Toplumsal yapıların özelliklerinin reddi, yani hepsinin özünde politik oldukları, politikanın birer fonksiyonuna dönüştürülmeleri nihayetinde egemen erk sisteminin etki ve denetimine tabi kılınmaları ve giderek kontrol ve düzenlemesine (regülasyonuna) açık hale getirilmeleri anlamına gelecektir. Maalesef çok da düşünülmeden “her şey politiktir” sloganı ilginç bir şekilde muhalif hareketlere de sirayet etmiştir. Böylelikle tüm toplumsal katmanların ve kurumların politik kuruma içerimlenmesi gerçekleşmekte ve politika topluma yön veren yegâne alan haline getirilerek bir tahakküm aracına dönüştürülmektedir.

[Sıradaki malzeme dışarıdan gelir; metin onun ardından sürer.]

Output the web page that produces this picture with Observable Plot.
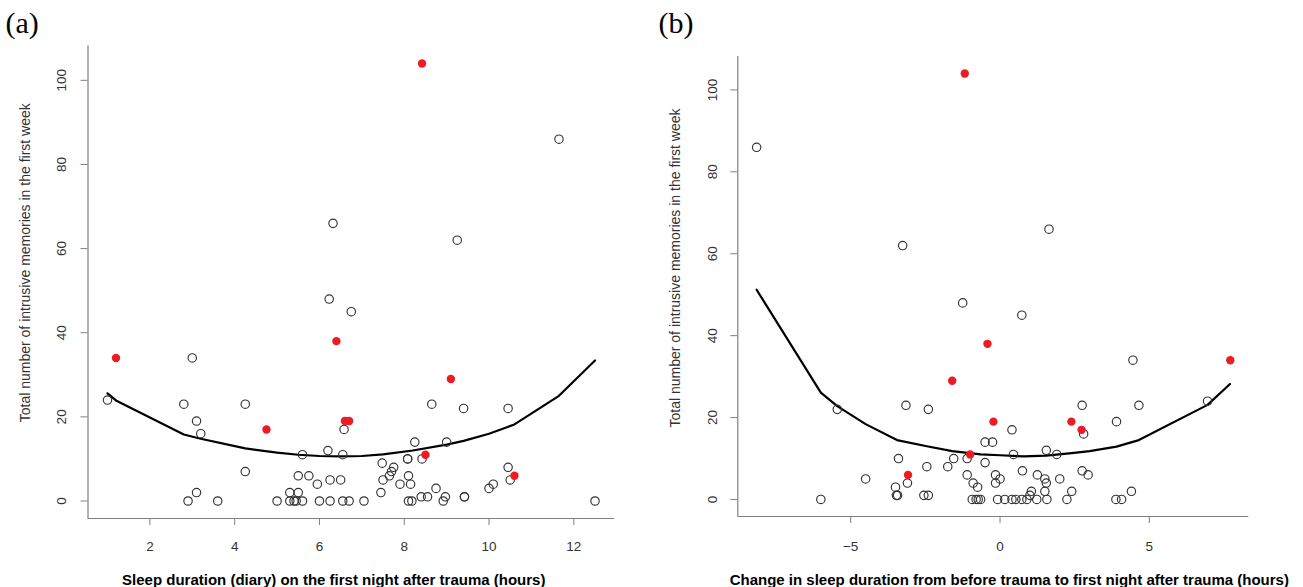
<!DOCTYPE html>
<html><head><meta charset="utf-8">
<script src="https://cdn.jsdelivr.net/npm/d3@7"></script>
<script src="https://cdn.jsdelivr.net/npm/@observablehq/plot@0.6"></script>
<style>
html,body{margin:0;padding:0;background:#fff;}
#wrap{position:relative;width:1303px;height:587px;overflow:hidden;background:#fff;}
#wrap svg{position:absolute;top:0;}
</style></head><body><div id="wrap"></div>
<script>
// ---------- Panel (a): sleep duration (hours) vs intrusive memories ----------
const aOpenX = [11.65, 6.32, 9.25, 6.23, 6.75, 3.0, 1.0,
  2.8, 4.25, 8.65, 9.4, 10.45, 3.1, 6.58, 3.2,
  8.25, 9.0, 6.2, 5.6, 6.55, 8.08, 8.08, 8.42,
  7.48, 7.75, 10.45, 4.25, 7.7, 5.5, 5.75, 8.1, 7.65,
  6.25, 6.5, 10.5, 7.5, 5.95, 7.9, 8.15, 10.1,
  8.75, 10.0, 3.1, 5.3, 5.5, 7.45,
  8.4, 8.55, 8.97, 9.42, 9.42,
  2.9, 3.6, 5.0, 5.3, 5.4, 5.45, 5.6, 6.0, 6.25, 6.55, 6.7, 7.05, 8.1, 8.18, 8.92, 12.5];
const aOpenY = [86, 66, 62, 48, 45, 34, 24,
  23, 23, 23, 22, 22, 19, 17, 16,
  14, 14, 12, 11, 11, 10, 10, 10,
  9, 8, 8, 7, 7, 6, 6, 6, 6,
  5, 5, 5, 5, 4, 4, 4, 4,
  3, 3, 2, 2, 2, 2,
  1, 1, 1, 1, 1,
  0, 0, 0, 0, 0, 0, 0, 0, 0, 0, 0, 0, 0, 0, 0, 0];
const aRedX = [1.2, 4.75, 6.4, 6.6, 6.7, 8.42, 8.5, 9.1, 10.6];
const aRedY = [34, 17, 38, 19, 19, 104, 11, 29, 6];
const aCurveX = [1.0, 1.2, 2.8, 3.2, 4.25, 5.0, 5.5, 6.0, 6.5, 7.0, 7.5, 8.2, 9.0, 9.4, 10.0, 10.6, 11.65, 12.5];
const aCurveY = [25.6, 23.9, 15.8, 14.8, 12.5, 11.5, 11.0, 10.7, 10.6, 10.7, 11.1, 12.0, 13.4, 14.3, 16.0, 18.2, 25.0, 33.4];
const aXTicks = [2, 4, 6, 8, 10, 12];
const aXDomain = [0.54, 12.96];

// ---------- Panel (b): change in sleep duration vs intrusive memories ----------
const bOpenX = [-8.15, 1.64, -3.26, -1.25, 0.73, 4.45, 6.95,
  -3.15, 2.75, 4.65, -5.45, -2.4, 3.9, 0.4, 2.8,
  -0.5, -0.25, 1.55, 0.45, 1.9, -1.1, -1.55, -3.4,
  -0.5, -2.45, -1.75, 0.75, 2.75, -1.1, -0.15, 1.25, 2.95,
  -4.5, 0.0, 1.5, 2.0, -3.1, -0.9, -0.15, 1.55,
  -3.5, -0.75, 1.05, 1.5, 2.4, 4.4,
  -3.47, -3.43, -2.55, -2.4, 1.0,
  -6.0, -0.93, -0.8, -0.73, -0.65, -0.08, 0.16, 0.4, 0.53, 0.73, 0.9, 1.23, 1.57, 2.24, 3.88, 4.07];
const bOpenY = [86, 66, 62, 48, 45, 34, 24,
  23, 23, 23, 22, 22, 19, 17, 16,
  14, 14, 12, 11, 11, 10, 10, 10,
  9, 8, 8, 7, 7, 6, 6, 6, 6,
  5, 5, 5, 5, 4, 4, 4, 4,
  3, 3, 2, 2, 2, 2,
  1, 1, 1, 1, 1,
  0, 0, 0, 0, 0, 0, 0, 0, 0, 0, 0, 0, 0, 0, 0, 0];
const bRedX = [-1.6, -0.22, -1.0, -3.08, -0.42, 7.71, 2.39, 2.73, -1.18];
const bRedY = [29, 19, 11, 6, 38, 34, 19, 17, 104];
const bCurveX = [-8.15, -6.0, -5.45, -4.5, -3.45, -2.45, -1.6, -0.65, 0.0, 0.8, 1.55, 2.4, 3.0, 3.9, 4.65, 6.95, 7.7];
const bCurveY = [51.2, 26.1, 22.8, 18.4, 14.5, 13.0, 11.8, 11.0, 10.8, 10.5, 10.7, 11.3, 11.8, 12.9, 14.5, 23.1, 28.2];
const bXTicks = [-5, 0, 5];
const bXDomain = [-8.78, 8.33];

// ---------- shared ----------
const yTicks = [0, 20, 40, 60, 80, 100];
const yDomain = [-4.16, 108.16];
const yLabel = "Total number of intrusive memories in the first week";
const aXLabel = "Sleep duration (diary) on the first night after trauma (hours)";
const bXLabel = "Change in sleep duration from before trauma to first night after trauma (hours)";
const tags = ["(a)", "(b)"];

const axisColor = "#808080";
const textColor = "#333333";
const redColor = "#ec1c24";

const zip = (xs, ys) => xs.map((x, i) => ({x, y: ys[i]}));

function panel(cfg) {
  const open = zip(cfg.openX, cfg.openY);
  const red = zip(cfg.redX, cfg.redY);
  const curve = zip(cfg.curveX, cfg.curveY);
  const svg = Plot.plot({
    width: cfg.width,
    height: 587,
    marginLeft: cfg.ml, marginRight: cfg.mr, marginTop: cfg.mt, marginBottom: cfg.mb,
    style: {fontFamily: "'Liberation Sans', Arial, sans-serif", fontSize: "13px", background: "transparent", overflow: "visible"},
    x: {domain: cfg.xDomain},
    y: {domain: yDomain},
    marks: [
      Plot.ruleX([cfg.xDomain[0]], {stroke: axisColor, strokeWidth: 1.2}),
      Plot.ruleY([yDomain[0]], {stroke: axisColor, strokeWidth: 1.2}),
      Plot.axisX({ticks: cfg.xTicks, tickSize: 7, tickPadding: cfg.xpad, stroke: axisColor, fill: textColor, fontSize: 13.5, label: null}),
      Plot.axisY({ticks: yTicks, tickSize: 7, tickPadding: cfg.ypad, tickRotate: -90, stroke: axisColor, fill: textColor, fontSize: 13.5, label: null}),
      Plot.line(curve, {x: "x", y: "y", stroke: "#000", strokeWidth: 2.2}),
      Plot.dot(open, {x: "x", y: "y", r: 4.2, stroke: "#333", strokeWidth: 1.15, fill: "none"}),
      Plot.dot(red, {x: "x", y: "y", r: 4.2, fill: redColor, stroke: "none"}),
      Plot.text([yLabel], {frameAnchor: "left", text: d => d, rotate: -90, lineAnchor: "middle", textAnchor: "middle", dx: cfg.ylDx, dy: cfg.ylDy, fill: textColor, fontSize: 14}),
      Plot.text([cfg.xLabel], {frameAnchor: "bottom", text: d => d, dx: cfg.xlDx, dy: cfg.xlDy, fill: "#000", fontSize: 15, fontWeight: "bold", textAnchor: "middle"}),
      Plot.text([cfg.tag], {frameAnchor: "top-left", text: d => d, dx: cfg.tagDx, dy: cfg.tagDy, fill: "#000", fontSize: 30, fontFamily: "'Liberation Serif', 'Times New Roman', serif"})
    ]
  });
  svg.style.left = cfg.left + "px";
  return svg;
}

const wrap = document.getElementById("wrap");
wrap.appendChild(panel({
  openX: aOpenX, openY: aOpenY, redX: aRedX, redY: aRedY, curveX: aCurveX, curveY: aCurveY,
  xDomain: aXDomain, xTicks: aXTicks, xLabel: aXLabel, tag: tags[0],
  left: 0, width: 640, ml: 87.5, mr: 26, mt: 45.5, mb: 69,
  xpad: 16, ypad: 15.5, ylDx: -62.5, ylDy: -19.5, xlDx: -17.5, xlDy: 66, tagDx: -82.5, tagDy: -34.5
}));
wrap.appendChild(panel({
  openX: bOpenX, openY: bOpenY, redX: bRedX, redY: bRedY, curveX: bCurveX, curveY: bCurveY,
  xDomain: bXDomain, xTicks: bXTicks, xLabel: bXLabel, tag: tags[1],
  left: 650, width: 653, ml: 87.3, mr: 54.7, mt: 56, mb: 71,
  xpad: 18, ypad: 13.5, ylDx: -62.3, ylDy: -18.5, xlDx: 16, xlDy: 68, tagDx: -79.3, tagDy: -45
}));
</script>
</body></html>
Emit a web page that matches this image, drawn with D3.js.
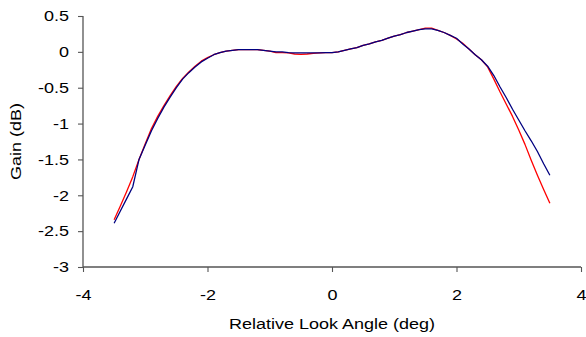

Devletin politik sahasından kurtulmadan ve buna karşı toplumsal politik alanı kurup korumayı hedeflemeden her bir ideolojinin politik zaferi ancak yeni bir tahakküm ve kölelik zinciri oluşturur. İdeoloji ve inanç, insana dair bir hakikat ise eğer, insana dair tüm fizik ve metafizik boyutları içermesi gerektiği ve böyle yaklaşması gerektiği açıktır. Hele hele devletçi paradigmanın politika kavrayışından kurtulmadıkça her tür politik mücadele ideolojinin ölümüyle sonuçlanacaktır.
Sistem karşıtı hareketler açısından ideoloji sorunsalının ölümden yaşama evrilmesinin ana çıkış yolu, pozitivist aydınlanmacı bilimcilikten ve onların ideolojik tezahürlerinden kurtulmaktır. İnsanlığın gerçek maddi ve manevi mirasını sahiplenmek, binlerce yıllık gelenekleri elbette doğru akli bir süzgeçten geçirmek fakat ret tuzağından uzak durmak gerekir.
Her tür kendini yegâne ve tek doğru ilan etme ve kendini tarihin sonu ilan etme arayışları, nihayetinde insanın ve ideolojinin ölümüne ulaşmaktan kurtulamayacaktır. Lineer ve determinist tarih anlayışı nihayetinde diyalektik kutupların eridiği, Hegelyen deyimle öznel ve nesnel Tin’in “Mutlak Tin” haline gelmesi ve sonuçta tarihin son bulmasına yol açacaktır. “Tarih ne düz kaderci bir çizgide seyretmektedir ne de kendi başına beklenen amaca doğru evrilmektedir. Ne kendi başına kötülüğün ne de er geç iyilik sunucusudur.”